If you grew up in the midwest in the 1990s, your first exposure to LGBT culture might have been through the video store. In the community and the school yard, homosexuality existed as a rumor, a dirty joke, or a cruel slur, and it was almost entirely absent from mainstream popular culture. In my group of friends—some of which were fallen cheerleaders—we learned about this, for better or worse (probably better), by watching reruns of Kids in the Hall and renting John Waters tapes and watching them in each other's basements.
It’s funny scanning negative reviews of But I’m a Cheerleader , because I don’t think any of us who loved this movie were aware that critics considered it a lesser Waters knock-off. It was the only movie set in a milieu recognizable as our own that you could pick up at Blockbuster, which had lesbians playing lesbians and unabashedly ridiculed straight society and midwestern hypocrisies. Natasha Lyonne plays Megan Bloomfield, a cheerleader subject to an unexpected intervention and sent to a gay-straight reorientation camp. Megan is initially oblivious to her own sexuality, and ironically it’s within the camp that she falls for the older, more butch Graham. Amid budding romances, the gay and lesbian students scheme to undermine the program and plot their escape.
In some ways, But I’m a Cheerleader feels like a reaction against the aesthetic and intellectual tropes of feminist and gay cinema; it doesn’t play like a radical film, and director Jamie Babbit was allegedly motivated in part by what she felt was the absence of a femme presence in gay cinema. The fact that Megan was, and remains, driven by her love of cheerleading both before and after her journey of self-discovery reads as a self-confident gesture of defiance. Out of the garish light pink and powder blue camp that looks like a Jacques Demy fantasy recolored by shades of vomit into a plastic pastry nightmare, she rises like a phoenix to reclaim herself.

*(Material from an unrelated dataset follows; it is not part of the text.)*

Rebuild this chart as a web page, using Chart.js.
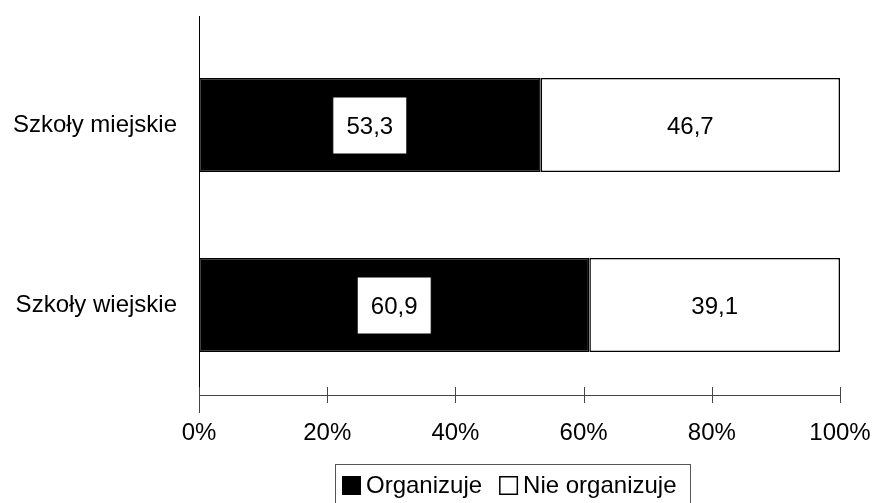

But I’m a Cheerleader is impeccably cast. Lyonne, on the heels of Slums of Beverly Hills, remains at her career-best, and the film features a supporting line-up of Cathy Moriarty, Bud Court, Mink Stole, Melanie Lynskey, Michelle Williams, Julie Delpy, and a goateed RuPaul as “ex-gay” counselor Mike. But quintessential damaged '90s girl Clea DuVall steals the show as Graham, and the overwhelming sense upon rewatching is that she’s overdue for another role that rightly spotlights her talent.